What is faked the most?
PreColumbian pottery: This type of forgery is common because of the enormous demand for the pieces and increasing penalties for smuggling in South American countries.
Greek gold jewelry: Gold can't be dated, and fakes pass by even the experts — plus the money is good.
Ancient Egyptian blue faience (earthenware) animals and scarabs: Every tourist going to Egypt must have an example or two of this type of work.
Paintings by Francesco Guardi, the Venetian 18th-century genius of landscape: You may actually think that Guardi is still alive because so many of his views of Venice are emerging daily.
Salvador Dalí prints: These prints have exceptional public appeal and are, therefore, faked frequently. In one infamous case, the aging Dalí was induced to sign a thousand blank pieces of paper that, after his death, were filled with images taken from his repertory, but were definitely not by him.
Watercolors by the American 20th-century illustrator Maxfield Parrish: Due to his growing popularity, Parrish's watercolors are often faked.
Old master drawings of every period: This is where the big money can be earned.
Elmyr de Hory was a famous forger. He forged Modigliani, Picasso, Matisse and Renoir. He was in jail several times and a concentration camp. He was deterred in a concnetration camp for being both jewish and a homosexual. I believe Orson Welles must have found him a fascinating person on many levels and that is why he made the documenatary about him...for one...the movie Citizen Kane is about storytelling and what is truth, and what makes history. Who writes the history of a man could easily be seen as an allegory for who writes the history of the world?

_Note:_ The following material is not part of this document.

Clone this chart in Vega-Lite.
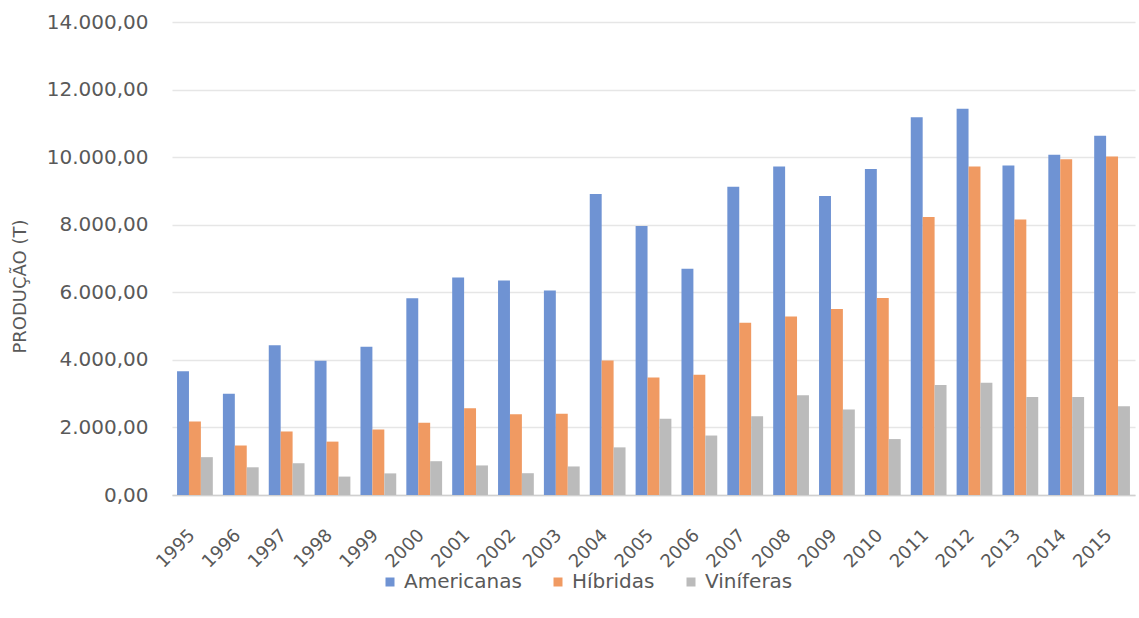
{
  "$schema": "https://vega.github.io/schema/vega-lite/v6.json",
  "width": 963,
  "height": 473,
  "autosize": {"type": "none"},
  "padding": {"left": 172, "top": 22, "right": 4, "bottom": 123},
  "background": "white",
  "config": {
    "locale": {"number": {"decimal": ",", "thousands": ".", "grouping": [3], "currency": ["R$", ""]}},
    "view": {"stroke": null},
    "font": "DejaVu Sans"
  },
  "data": {
    "values": [
      {"ano": "1995", "tipo": "Americanas", "producao": 3660}, {"ano": "1995", "tipo": "Híbridas", "producao": 2175}, {"ano": "1995", "tipo": "Viníferas", "producao": 1120},
      {"ano": "1996", "tipo": "Americanas", "producao": 3000}, {"ano": "1996", "tipo": "Híbridas", "producao": 1465}, {"ano": "1996", "tipo": "Viníferas", "producao": 820},
      {"ano": "1997", "tipo": "Americanas", "producao": 4430}, {"ano": "1997", "tipo": "Híbridas", "producao": 1880}, {"ano": "1997", "tipo": "Viníferas", "producao": 940},
      {"ano": "1998", "tipo": "Americanas", "producao": 3975}, {"ano": "1998", "tipo": "Híbridas", "producao": 1580}, {"ano": "1998", "tipo": "Viníferas", "producao": 545},
      {"ano": "1999", "tipo": "Americanas", "producao": 4390}, {"ano": "1999", "tipo": "Híbridas", "producao": 1940}, {"ano": "1999", "tipo": "Viníferas", "producao": 640},
      {"ano": "2000", "tipo": "Americanas", "producao": 5820}, {"ano": "2000", "tipo": "Híbridas", "producao": 2140}, {"ano": "2000", "tipo": "Viníferas", "producao": 1000},
      {"ano": "2001", "tipo": "Americanas", "producao": 6435}, {"ano": "2001", "tipo": "Híbridas", "producao": 2570}, {"ano": "2001", "tipo": "Viníferas", "producao": 875},
      {"ano": "2002", "tipo": "Americanas", "producao": 6350}, {"ano": "2002", "tipo": "Híbridas", "producao": 2390}, {"ano": "2002", "tipo": "Viníferas", "producao": 645},
      {"ano": "2003", "tipo": "Americanas", "producao": 6050}, {"ano": "2003", "tipo": "Híbridas", "producao": 2405}, {"ano": "2003", "tipo": "Viníferas", "producao": 845},
      {"ano": "2004", "tipo": "Americanas", "producao": 8910}, {"ano": "2004", "tipo": "Híbridas", "producao": 3980}, {"ano": "2004", "tipo": "Viníferas", "producao": 1410},
      {"ano": "2005", "tipo": "Americanas", "producao": 7960}, {"ano": "2005", "tipo": "Híbridas", "producao": 3480}, {"ano": "2005", "tipo": "Viníferas", "producao": 2260},
      {"ano": "2006", "tipo": "Americanas", "producao": 6700}, {"ano": "2006", "tipo": "Híbridas", "producao": 3560}, {"ano": "2006", "tipo": "Viníferas", "producao": 1760},
      {"ano": "2007", "tipo": "Americanas", "producao": 9125}, {"ano": "2007", "tipo": "Híbridas", "producao": 5100}, {"ano": "2007", "tipo": "Viníferas", "producao": 2330},
      {"ano": "2008", "tipo": "Americanas", "producao": 9720}, {"ano": "2008", "tipo": "Híbridas", "producao": 5280}, {"ano": "2008", "tipo": "Viníferas", "producao": 2955},
      {"ano": "2009", "tipo": "Americanas", "producao": 8850}, {"ano": "2009", "tipo": "Híbridas", "producao": 5505}, {"ano": "2009", "tipo": "Viníferas", "producao": 2530},
      {"ano": "2010", "tipo": "Americanas", "producao": 9650}, {"ano": "2010", "tipo": "Híbridas", "producao": 5830}, {"ano": "2010", "tipo": "Viníferas", "producao": 1655},
      {"ano": "2011", "tipo": "Americanas", "producao": 11180}, {"ano": "2011", "tipo": "Híbridas", "producao": 8230}, {"ano": "2011", "tipo": "Viníferas", "producao": 3255},
      {"ano": "2012", "tipo": "Americanas", "producao": 11430}, {"ano": "2012", "tipo": "Híbridas", "producao": 9720}, {"ano": "2012", "tipo": "Viníferas", "producao": 3320},
      {"ano": "2013", "tipo": "Americanas", "producao": 9750}, {"ano": "2013", "tipo": "Híbridas", "producao": 8155}, {"ano": "2013", "tipo": "Viníferas", "producao": 2900},
      {"ano": "2014", "tipo": "Americanas", "producao": 10070}, {"ano": "2014", "tipo": "Híbridas", "producao": 9940}, {"ano": "2014", "tipo": "Viníferas", "producao": 2900},
      {"ano": "2015", "tipo": "Americanas", "producao": 10635}, {"ano": "2015", "tipo": "Híbridas", "producao": 10020}, {"ano": "2015", "tipo": "Viníferas", "producao": 2630}
    ]
  },
  "mark": {"type": "bar"},
  "encoding": {
    "x": {
      "field": "ano",
      "type": "nominal",
      "scale": {"paddingInner": 0.22, "paddingOuter": 0.11},
      "axis": {
        "title": null,
        "labelAngle": -45,
        "labelFontSize": 18,
        "labelColor": "#595959",
        "labelPadding": 31,
        "labelOffset": -9,
        "ticks": false,
        "domainColor": "#d0d0d0",
        "domainWidth": 1.5,
        "grid": false
      }
    },
    "xOffset": {"field": "tipo", "sort": ["Americanas", "Híbridas", "Viníferas"]},
    "y": {
      "field": "producao",
      "type": "quantitative",
      "scale": {"domain": [0, 14000]},
      "axis": {
        "title": "PRODUÇÃO (T)",
        "titleFontSize": 18,
        "titleFontWeight": "normal",
        "titleColor": "#595959",
        "titleX": -152,
        "titleY": 264,
        "titleAlign": "center",
        "titleBaseline": "middle",
        "titleAngle": -90,
        "values": [0, 2000, 4000, 6000, 8000, 10000, 12000, 14000],
        "format": ",.2f",
        "labelFontSize": 20,
        "labelColor": "#595959",
        "labelPadding": 24,
        "ticks": false,
        "domain": false,
        "gridColor": "#e6e6e6",
        "gridWidth": 1.5
      }
    },
    "color": {
      "field": "tipo",
      "type": "nominal",
      "sort": ["Americanas", "Híbridas", "Viníferas"],
      "scale": {"domain": ["Americanas", "Híbridas", "Viníferas"], "range": ["#6F93D3", "#F09A62", "#BBBBBB"]},
      "legend": {
        "title": null,
        "orient": "none",
        "direction": "horizontal",
        "legendX": 208,
        "legendY": 550,
        "symbolType": "square",
        "symbolSize": 81,
        "symbolStrokeWidth": 0,
        "labelFontSize": 20,
        "labelColor": "#595959",
        "labelOffset": 4,
        "columnPadding": 26
      }
    }
  }
}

Or writing screenplays and characters as a reworking a faking of real life, his own experiences with building a character inspired by Hearst might have taught him that one goes further with fiction than realilty?
Elmyr de Hory (on painter Modigliani): "He worked very little, he died very early, so if added a few paintings (to his collection) a few drawings it's not going to destroy him.."
Elmyr de Hory: "I don't feel bad for Modigliani I feel good for me."
Orson Welles (narration): "It's pretty but is it art?. How is it valued? The value depends on opinion, opinion depends on the expert, a faker like Elmyr makes fool of the experts - so who's the expert?.. Who's the faker?".
Orson Welles (narration): "I must say I'm honored - my signature forged by a real Elmyr."
Elmyr de Hory: "I never signed any painting."
Elmyr de Hory: "If they are hanged long enough in the museum they became real."Wikipedia
Richard Gere is starring in a upcoming movie called The Hoax about the author Clifford Irving who wrote a fake biography of Howard Hughes.
The remake of The Thomas Crowne Affair is about faking art and stealing art and is a very good movie. A sequel is coming out soon called The Topkapi Affair, which is also a remake. Isn't a remake a kind of forgery...a kind of revisiting a work if we are to be more generous? The movie Vertigo plays with the compulsion to remake art work, ourselves, and forge personalities...for criminal purposes and for love, and for art.

Funny about the title of Orson Welles last film. F for Fake could very well be an allusion to Welles reputation over his career. He was given grade school marks for his work. He was the butt of many jokes in his life. A brilliant mind and actor, his body, his boxoffice failures, his own hoax with War of the Worlds radio play...were often scorned and joked about in public. I'd like to believe he had found a kind of peace and personal resolution with his own art. I suspect he always did get it. Actors struggle with the exploration and surrender to a character as a mirror into their own self worth and knowledge as real people. Artists must surrender into a view outside and yet authentic to themselves. The dark side of this vision quest manifests in the criminal mind, in the clever imposter, in the mind of a stalker who obsesses about someone elses life in order to give their own life value and meaning, the thief or computer hacker who outwits the powerful elite and the immature youth who wants to dress and party like Paris Hilton or Britney Spears to learn how to be a powerful individual. Orson Welles might have enjoyed comparing forgers to actors and artists...after all comparisons are like art objects and allow philosophical exploration on what it is to be an artist. Artists are always in the struggle between being true to themselves and yet remaking the world as they see it, telling a story in their own words, and mimicking the words/images of others and the world, amplifying nature to make an object or an idea. The popularity of heist movies, the intelligence and talent of actors to mimic others, of art forgers to copy the greats is a poke at authenticity and reality. Artists know that by being fake and making comparisons between real and the imagination we find may find truth. A great double bill would be Vertigo and F For Fake where Hitchcock and Welles are at the height of understanding the drive to create with imagination and the responsibility of being true to oneself regardless of who writes history. Each man seemed to know the danger of this act too.